Nic nie dzieje się bez powodu, chociaż niekiedy może wydawać się, że szansa na spełnienie marzeń przeszła nam tuż koła nosa. Niespodziewana pomoc pewnego mężczyzny spada Liz z przysłowiowego nieba, niestety nim dziewczyna spostrzega się znika on z jej oczu. Nieznajomy zapada dziewczynie w pamięć, ale jak go odszukać jeśli zna się jedynie jego imię i nic więcej? Jednak ktoś czuwa nad nimi obojga dając im okazję by poznali się bliżej. Co wyniknie z ich spotkań? Tego ciekawa jest również Sam, przyjaciółka Liz, przecież niezbyt często dochodzi do takiego splotu okoliczności. Alex wydaje się wspaniałym facetem, ale czy faktycznie takim jest? Czy marzenia mogą spełniać się? Życie to nie bajka, a przeszłość czasem kryje niespodzianki, które mogą mieć wpływ na dopiero co rodzące się uczucia. Coraz śmielsze myśli o odwzajemnionych uczuciach ogrzewają serca, wydaje się, że nic nie powinno zaćmić szczęścia tych dwoje. Jednak rzadko kiedy wszystko toczy się prosto i bez komplikacji, to co rozpoczęło się tak przypadkowo i potoczyło się w wymarzonym kierunku będzie musiało przejść próbę bólu i rozczarowania. Kolejne wydarzenia uderzają w świeży związek z ogromną siłą, każdy dzień to stawianie czoła problemom i ludziom nie wahającym wykorzystywać słabe punkty innych.
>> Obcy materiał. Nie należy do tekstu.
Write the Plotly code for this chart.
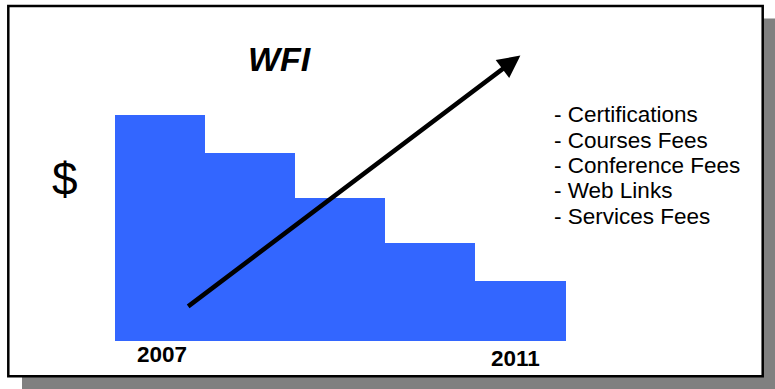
import plotly.graph_objects as go

# Yearly fee revenue per year (arbitrary $ units, stepping down)
years = [2007, 2008, 2009, 2010, 2011]
revenue = [225.5, 187.5, 142.5, 97.5, 59.5]

# Rising trend arrow across the period (tail -> head)
trend_x = [2007.3, 2011.0]
trend_y = [33, 285]

income_items = [
    "- Certifications",
    "- Courses Fees",
    "- Conference Fees",
    "- Web Links",
    "- Services Fees",
]
year_labels = ["2007", "2011"]

W, H = 775, 389
PX_PER_YEAR = 90.2
LEFT_EDGE_PX = 114.5
BASE_PX = 340.5

x0 = (years[0] - 0.5) - LEFT_EDGE_PX / PX_PER_YEAR
x1 = x0 + W / PX_PER_YEAR
y_range = [-(H - BASE_PX), BASE_PX]

FONT = "Liberation Sans, Arial, sans-serif"


def px(x):
    return x / W


def py(y):
    return 1 - y / H


fig = go.Figure()
fig.add_trace(go.Bar(
    x=years,
    y=revenue,
    width=1,
    marker=dict(color="#3366FF", line=dict(width=0)),
    hoverinfo="skip",
))

shapes = [
    # drop shadow behind the frame
    dict(type="rect", xref="paper", yref="paper",
         x0=px(22), x1=px(W + 5), y0=py(H + 5), y1=py(18.5),
         fillcolor="#808080", line=dict(width=0), layer="below"),
    # framed panel
    dict(type="rect", xref="paper", yref="paper",
         x0=px(8.3), x1=px(762.7), y0=py(376.2), y1=py(6),
         fillcolor="white", line=dict(color="black", width=2.5), layer="below"),
]

annotations = [
    dict(text="<b><i>WFI</i></b>", xref="paper", yref="paper",
         x=px(280), y=py(59), xanchor="center", yanchor="middle",
         showarrow=False,
         font=dict(family=FONT, size=34, color="black")),
    dict(text="$", xref="paper", yref="paper",
         x=px(65), y=py(179), xanchor="center", yanchor="middle",
         showarrow=False,
         font=dict(family=FONT, size=46, color="black")),
    # trend arrow
    dict(x=trend_x[1], y=trend_y[1], ax=trend_x[0], ay=trend_y[0],
         xref="x", yref="y", axref="x", ayref="y", text="",
         showarrow=True, arrowhead=2, arrowsize=1.0, arrowwidth=4.5,
         arrowcolor="black", standoff=0, startstandoff=0),
    dict(text="<b>%s</b>" % year_labels[0], x=years[0], y=-14,
         xref="x", yref="y", xshift=2, showarrow=False,
         font=dict(family=FONT, size=22.5, color="black")),
    dict(text="<b>%s</b>" % year_labels[1], x=years[-1], y=-18,
         xref="x", yref="y", xshift=-5, showarrow=False,
         font=dict(family=FONT, size=22.5, color="black")),
]

for i, item in enumerate(income_items):
    annotations.append(dict(
        text=item, xref="paper", yref="paper",
        x=px(552), y=py(115 + i * 25.3), xanchor="left", yanchor="middle",
        showarrow=False, font=dict(family=FONT, size=22.5, color="black"),
    ))

fig.update_layout(
    width=W, height=H,
    margin=dict(l=0, r=0, t=0, b=0),
    paper_bgcolor="white",
    plot_bgcolor="rgba(0,0,0,0)",
    showlegend=False,
    bargap=0,
    xaxis=dict(range=[x0, x1], visible=False, fixedrange=True),
    yaxis=dict(range=y_range, visible=False, fixedrange=True),
    shapes=shapes,
    annotations=annotations,
)

fig.write_html("out.html", config={"displayModeBar": False})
Czy miłość jest w stanie pokonać intrygi, kłamstwa i zabliźnić rany zadane z premedytacją?
Z przypadkowych spotkań czasem wynika coś więcej niż tylko przelotna znajomość, niektórym jest dane o tym się przekonać i poznać smak całej gamy emocji. "Kobieta o imieniu Liz" to historia wydająca się podobna do wielu innych, lecz to wrażenie mija wraz kolejnymi przeczytanymi stronami. Autor połączył dowcipne dialogi, bohaterów z tajemnicami, intrygę oraz dużą dawkę uczuć w opowieść, która pozwala oderwać się na dłuższą chwilę od codzienności. Perypetie postaci czasem wywołują uśmiech, a czasem skłaniają do zastanowienia co powinno być ważne w życiu i czy warto zaryzykować by nie tylko spełnić swoje marzenia, ale i zatrzymać je na zawsze.
"Kobieta o imieniu Liz" jest książką zabawną z porcją miłosnych zawirowań oraz bohaterami jakich chciałoby się mieć za przyjaciół.